[What this task involves] Repeat the data that follows, word for word, without the images.

[Given material]
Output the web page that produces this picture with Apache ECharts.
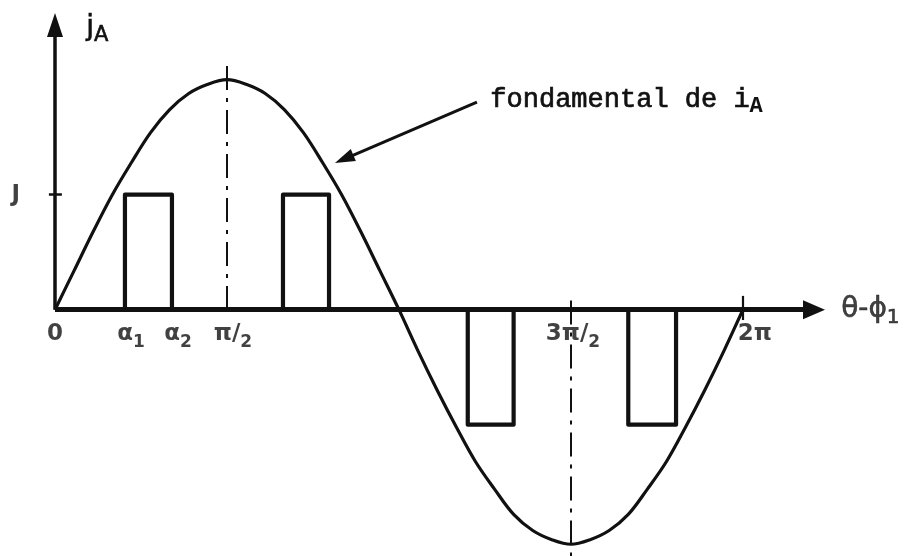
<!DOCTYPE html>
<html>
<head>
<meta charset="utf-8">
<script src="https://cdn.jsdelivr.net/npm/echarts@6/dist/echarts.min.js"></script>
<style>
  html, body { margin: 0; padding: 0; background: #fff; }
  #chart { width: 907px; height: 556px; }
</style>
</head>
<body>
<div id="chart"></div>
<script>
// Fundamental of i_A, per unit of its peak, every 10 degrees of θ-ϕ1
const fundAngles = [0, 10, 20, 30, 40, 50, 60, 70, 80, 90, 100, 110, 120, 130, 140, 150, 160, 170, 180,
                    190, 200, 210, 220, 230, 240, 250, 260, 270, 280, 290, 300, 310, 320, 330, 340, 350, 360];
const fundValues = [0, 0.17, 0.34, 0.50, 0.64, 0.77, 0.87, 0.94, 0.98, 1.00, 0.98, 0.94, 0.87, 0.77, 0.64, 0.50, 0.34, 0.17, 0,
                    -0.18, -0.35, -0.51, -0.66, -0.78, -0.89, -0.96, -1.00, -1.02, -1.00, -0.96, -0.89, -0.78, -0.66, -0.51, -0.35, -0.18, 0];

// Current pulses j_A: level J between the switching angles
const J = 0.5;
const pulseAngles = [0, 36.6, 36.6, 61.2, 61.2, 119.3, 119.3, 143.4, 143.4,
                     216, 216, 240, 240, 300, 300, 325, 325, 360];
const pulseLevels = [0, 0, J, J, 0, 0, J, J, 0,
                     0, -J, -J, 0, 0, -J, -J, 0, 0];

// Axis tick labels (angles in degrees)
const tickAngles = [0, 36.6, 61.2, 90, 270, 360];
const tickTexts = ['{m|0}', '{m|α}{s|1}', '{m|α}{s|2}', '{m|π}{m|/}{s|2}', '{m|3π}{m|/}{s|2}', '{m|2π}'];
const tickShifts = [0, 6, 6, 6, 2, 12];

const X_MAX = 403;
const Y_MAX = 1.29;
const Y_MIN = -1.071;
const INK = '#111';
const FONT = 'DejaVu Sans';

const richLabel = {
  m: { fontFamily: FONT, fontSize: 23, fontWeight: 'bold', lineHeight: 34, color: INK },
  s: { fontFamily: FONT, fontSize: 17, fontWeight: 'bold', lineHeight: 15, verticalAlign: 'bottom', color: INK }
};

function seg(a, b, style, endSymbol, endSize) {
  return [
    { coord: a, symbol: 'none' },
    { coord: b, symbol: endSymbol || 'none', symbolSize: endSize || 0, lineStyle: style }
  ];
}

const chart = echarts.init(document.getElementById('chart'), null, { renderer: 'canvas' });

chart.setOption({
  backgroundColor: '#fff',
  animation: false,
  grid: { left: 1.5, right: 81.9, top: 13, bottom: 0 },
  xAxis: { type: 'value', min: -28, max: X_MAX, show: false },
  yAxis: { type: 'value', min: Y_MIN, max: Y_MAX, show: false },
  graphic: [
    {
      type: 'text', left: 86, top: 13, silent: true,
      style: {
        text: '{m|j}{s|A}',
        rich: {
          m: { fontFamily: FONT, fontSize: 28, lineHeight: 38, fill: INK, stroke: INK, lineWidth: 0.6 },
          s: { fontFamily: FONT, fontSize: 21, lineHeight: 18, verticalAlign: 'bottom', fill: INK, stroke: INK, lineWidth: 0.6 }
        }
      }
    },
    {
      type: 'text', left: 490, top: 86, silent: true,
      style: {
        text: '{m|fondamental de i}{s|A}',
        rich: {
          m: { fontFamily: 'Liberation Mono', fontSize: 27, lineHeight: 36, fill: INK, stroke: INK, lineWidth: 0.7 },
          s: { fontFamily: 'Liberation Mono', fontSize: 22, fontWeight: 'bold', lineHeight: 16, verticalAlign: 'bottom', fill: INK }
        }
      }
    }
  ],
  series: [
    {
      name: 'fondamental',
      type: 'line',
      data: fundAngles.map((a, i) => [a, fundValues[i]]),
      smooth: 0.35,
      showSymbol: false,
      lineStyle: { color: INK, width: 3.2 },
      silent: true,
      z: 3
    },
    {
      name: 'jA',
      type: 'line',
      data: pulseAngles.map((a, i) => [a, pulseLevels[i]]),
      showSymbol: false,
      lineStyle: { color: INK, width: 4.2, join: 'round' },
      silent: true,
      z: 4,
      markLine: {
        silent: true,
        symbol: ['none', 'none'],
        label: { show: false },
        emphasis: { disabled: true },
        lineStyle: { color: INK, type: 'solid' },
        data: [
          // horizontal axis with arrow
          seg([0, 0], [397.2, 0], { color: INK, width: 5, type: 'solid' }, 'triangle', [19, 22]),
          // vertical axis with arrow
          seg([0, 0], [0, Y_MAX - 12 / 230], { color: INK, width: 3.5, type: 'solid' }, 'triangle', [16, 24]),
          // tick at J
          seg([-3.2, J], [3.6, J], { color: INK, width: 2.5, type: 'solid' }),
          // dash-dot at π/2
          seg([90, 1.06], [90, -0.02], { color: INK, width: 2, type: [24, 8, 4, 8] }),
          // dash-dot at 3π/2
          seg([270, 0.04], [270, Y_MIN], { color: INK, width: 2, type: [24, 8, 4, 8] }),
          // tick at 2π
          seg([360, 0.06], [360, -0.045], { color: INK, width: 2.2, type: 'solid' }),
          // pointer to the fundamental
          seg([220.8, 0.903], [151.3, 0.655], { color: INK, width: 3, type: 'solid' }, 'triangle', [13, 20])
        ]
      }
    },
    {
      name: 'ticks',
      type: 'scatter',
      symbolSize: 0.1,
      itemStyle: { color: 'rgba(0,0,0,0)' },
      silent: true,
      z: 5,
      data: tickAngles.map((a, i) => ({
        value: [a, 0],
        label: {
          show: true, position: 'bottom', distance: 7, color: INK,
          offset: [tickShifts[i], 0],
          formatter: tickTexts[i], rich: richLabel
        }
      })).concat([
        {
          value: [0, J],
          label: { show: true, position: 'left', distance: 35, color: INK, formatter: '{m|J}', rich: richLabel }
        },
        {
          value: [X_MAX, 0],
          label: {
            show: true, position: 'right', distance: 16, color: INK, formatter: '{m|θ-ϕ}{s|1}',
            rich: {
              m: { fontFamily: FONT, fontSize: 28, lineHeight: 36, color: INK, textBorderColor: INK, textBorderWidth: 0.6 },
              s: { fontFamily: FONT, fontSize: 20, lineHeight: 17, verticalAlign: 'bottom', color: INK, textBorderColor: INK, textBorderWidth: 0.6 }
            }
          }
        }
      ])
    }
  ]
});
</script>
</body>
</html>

[Response to the exercise]
Output the web page that produces this picture with Apache ECharts.
<!DOCTYPE html>
<html>
<head>
<meta charset="utf-8">
<script src="https://cdn.jsdelivr.net/npm/echarts@6/dist/echarts.min.js"></script>
<style>
  html, body { margin: 0; padding: 0; background: #fff; }
  #chart { width: 907px; height: 556px; }
</style>
</head>
<body>
<div id="chart"></div>
<script>
// Fundamental of i_A, per unit of its peak, every 10 degrees of θ-ϕ1
const fundAngles = [0, 10, 20, 30, 40, 50, 60, 70, 80, 90, 100, 110, 120, 130, 140, 150, 160, 170, 180,
                    190, 200, 210, 220, 230, 240, 250, 260, 270, 280, 290, 300, 310, 320, 330, 340, 350, 360];
const fundValues = [0, 0.17, 0.34, 0.50, 0.64, 0.77, 0.87, 0.94, 0.98, 1.00, 0.98, 0.94, 0.87, 0.77, 0.64, 0.50, 0.34, 0.17, 0,
                    -0.18, -0.35, -0.51, -0.66, -0.78, -0.89, -0.96, -1.00, -1.02, -1.00, -0.96, -0.89, -0.78, -0.66, -0.51, -0.35, -0.18, 0];

// Current pulses j_A: level J between the switching angles
const J = 0.5;
const pulseAngles = [0, 36.6, 36.6, 61.2, 61.2, 119.3, 119.3, 143.4, 143.4,
                     216, 216, 240, 240, 300, 300, 325, 325, 360];
const pulseLevels = [0, 0, J, J, 0, 0, J, J, 0,
                     0, -J, -J, 0, 0, -J, -J, 0, 0];

// Axis tick labels (angles in degrees)
const tickAngles = [0, 36.6, 61.2, 90, 270, 360];
const tickTexts = ['{m|0}', '{m|α}{s|1}', '{m|α}{s|2}', '{m|π}{m|/}{s|2}', '{m|3π}{m|/}{s|2}', '{m|2π}'];
const tickShifts = [0, 6, 6, 6, 2, 12];

const X_MAX = 403;
const Y_MAX = 1.29;
const Y_MIN = -1.071;
const INK = '#111';
const FONT = 'DejaVu Sans';

const richLabel = {
  m: { fontFamily: FONT, fontSize: 23, fontWeight: 'bold', lineHeight: 34, color: INK },
  s: { fontFamily: FONT, fontSize: 17, fontWeight: 'bold', lineHeight: 15, verticalAlign: 'bottom', color: INK }
};

function seg(a, b, style, endSymbol, endSize) {
  return [
    { coord: a, symbol: 'none' },
    { coord: b, symbol: endSymbol || 'none', symbolSize: endSize || 0, lineStyle: style }
  ];
}

const chart = echarts.init(document.getElementById('chart'), null, { renderer: 'canvas' });

chart.setOption({
  backgroundColor: '#fff',
  animation: false,
  grid: { left: 1.5, right: 81.9, top: 13, bottom: 0 },
  xAxis: { type: 'value', min: -28, max: X_MAX, show: false },
  yAxis: { type: 'value', min: Y_MIN, max: Y_MAX, show: false },
  graphic: [
    {
      type: 'text', left: 86, top: 13, silent: true,
      style: {
        text: '{m|j}{s|A}',
        rich: {
          m: { fontFamily: FONT, fontSize: 28, lineHeight: 38, fill: INK, stroke: INK, lineWidth: 0.6 },
          s: { fontFamily: FONT, fontSize: 21, lineHeight: 18, verticalAlign: 'bottom', fill: INK, stroke: INK, lineWidth: 0.6 }
        }
      }
    },
    {
      type: 'text', left: 490, top: 86, silent: true,
      style: {
        text: '{m|fondamental de i}{s|A}',
        rich: {
          m: { fontFamily: 'Liberation Mono', fontSize: 27, lineHeight: 36, fill: INK, stroke: INK, lineWidth: 0.7 },
          s: { fontFamily: 'Liberation Mono', fontSize: 22, fontWeight: 'bold', lineHeight: 16, verticalAlign: 'bottom', fill: INK }
        }
      }
    }
  ],
  series: [
    {
      name: 'fondamental',
      type: 'line',
      data: fundAngles.map((a, i) => [a, fundValues[i]]),
      smooth: 0.35,
      showSymbol: false,
      lineStyle: { color: INK, width: 3.2 },
      silent: true,
      z: 3
    },
    {
      name: 'jA',
      type: 'line',
      data: pulseAngles.map((a, i) => [a, pulseLevels[i]]),
      showSymbol: false,
      lineStyle: { color: INK, width: 4.2, join: 'round' },
      silent: true,
      z: 4,
      markLine: {
        silent: true,
        symbol: ['none', 'none'],
        label: { show: false },
        emphasis: { disabled: true },
        lineStyle: { color: INK, type: 'solid' },
        data: [
          // horizontal axis with arrow
          seg([0, 0], [397.2, 0], { color: INK, width: 5, type: 'solid' }, 'triangle', [19, 22]),
          // vertical axis with arrow
          seg([0, 0], [0, Y_MAX - 12 / 230], { color: INK, width: 3.5, type: 'solid' }, 'triangle', [16, 24]),
          // tick at J
          seg([-3.2, J], [3.6, J], { color: INK, width: 2.5, type: 'solid' }),
          // dash-dot at π/2
          seg([90, 1.06], [90, -0.02], { color: INK, width: 2, type: [24, 8, 4, 8] }),
          // dash-dot at 3π/2
          seg([270, 0.04], [270, Y_MIN], { color: INK, width: 2, type: [24, 8, 4, 8] }),
          // tick at 2π
          seg([360, 0.06], [360, -0.045], { color: INK, width: 2.2, type: 'solid' }),
          // pointer to the fundamental
          seg([220.8, 0.903], [151.3, 0.655], { color: INK, width: 3, type: 'solid' }, 'triangle', [13, 20])
        ]
      }
    },
    {
      name: 'ticks',
      type: 'scatter',
      symbolSize: 0.1,
      itemStyle: { color: 'rgba(0,0,0,0)' },
      silent: true,
      z: 5,
      data: tickAngles.map((a, i) => ({
        value: [a, 0],
        label: {
          show: true, position: 'bottom', distance: 7, color: INK,
          offset: [tickShifts[i], 0],
          formatter: tickTexts[i], rich: richLabel
        }
      })).concat([
        {
          value: [0, J],
          label: { show: true, position: 'left', distance: 35, color: INK, formatter: '{m|J}', rich: richLabel }
        },
        {
          value: [X_MAX, 0],
          label: {
            show: true, position: 'right', distance: 16, color: INK, formatter: '{m|θ-ϕ}{s|1}',
            rich: {
              m: { fontFamily: FONT, fontSize: 28, lineHeight: 36, color: INK, textBorderColor: INK, textBorderWidth: 0.6 },
              s: { fontFamily: FONT, fontSize: 20, lineHeight: 17, verticalAlign: 'bottom', color: INK, textBorderColor: INK, textBorderWidth: 0.6 }
            }
          }
        }
      ])
    }
  ]
});
</script>
</body>
</html>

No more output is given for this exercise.